After reading the first of the Jackaby books I said - The way the story is told from Abigail's point of view reminds me of Laurie King's Sherlock Holmes adventures told through the eyes of Mary Russell. The story-line itself is like mixing Holmes with a dash of Sleepy Hollow. I would love to see more books about this Holmes and Watson type arrangement that Jackaby and Miss Rook are forming. - Well, now I have been granted my wish.

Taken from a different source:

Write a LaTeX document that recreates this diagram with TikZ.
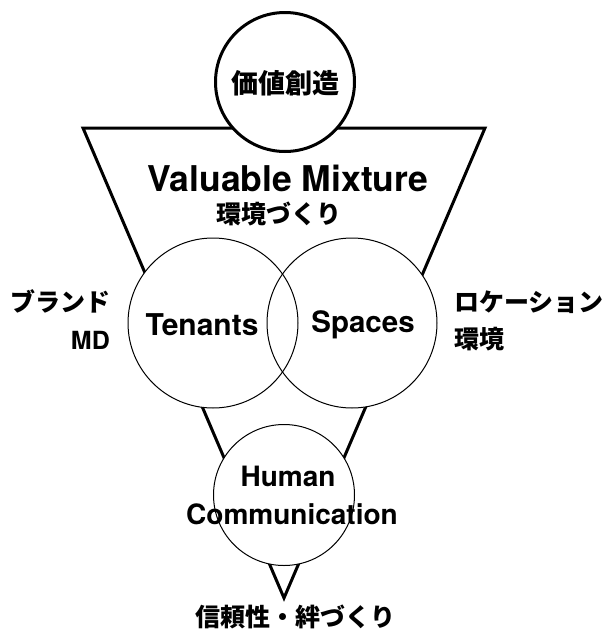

For those who don't know, Jackaby is a detective of sorts who specializes in the supernatural. When he and his assistant, Abigail Rook first meet, she has just landed in America and needs a job. Taking the post as his assistant she helps with a case involving a serial killer. That was in the first book. Now she has settled into her role a bit more and is eager to prove that her employer has not made a mistake in hiring her. She is especially excited by a new case they are asked to consult on because it offers the chance to visit a paleontology dig. They will also be able to check in on the policeman who worked with them on the serial killer case; Charlie Barker has been transferred to a more rural post that happens to be the location of the dig site.
There are so many things going on in this story. The ghost who is the former owner of Jackaby's house is behaving somewhat erratically. A local woman calls them in because her cat, Mrs. Wiggles, has transformed into a fish and her kittens all have scales. There is a murder in town, as well as a dead body at the dinosaur dig. A sinister figure is seen outside their home and again at the train station as they leave for the country. A tracker/hunter who is a friend of Jackaby's shows up with a Stymphalian bird. Rival paleontologists are arguing over who is in charge of the dig. A newspaper reporter (picture a Nellie Bly clone), shows up to cover the story of a farmer finding fossils in his field. More dead bodies turn up, as well as livestock disappearing and strange footprints are left behind. What can be causing all this? Are they separate problems, or are some of these things related? And will Jackaby figure it out before more dead bodies pile up?
I enjoy the characters in the story. As I've said, Abigail reminds me of Mary Russell or perhaps Penelope from the Irene Adler stories. Seeing Jackaby's world and his work through her eyes makes it more understandable for us as readers. After all, we don't see auras or lingering traces of magic the way he does, so we have to go with what she sees and records. I also find Jackaby to be intriguing. Someone who quotes Darwin, but also wears a hat supposedly made from the fur of a yeti is bound to be interesting, even when he is being hopelessly clueless in social skills. And the things he worries about can be very amusing. Near the end of the story he is explaining his concern that there is a "criminal manufacturing paranormal mayhem." He worries that this villain could turn loose supernatural creatures such as redcaps and brownies, or even "Promote the adoption of the Dewey decimal system in libraries across the continent." When Abigail questions that last bit he tells her, "It's gaining popularity. I don't trust it." Could Jackaby be behind the rise of the Library of Congress cataloging system?
If you enjoy the mysteries of Holmes and Russell (by Laurie King), or Irene Adler (Carole Nelson Douglas), or other stories set in the late nineteenth century with some paranormal elements, then you really need to check out the Jackaby series.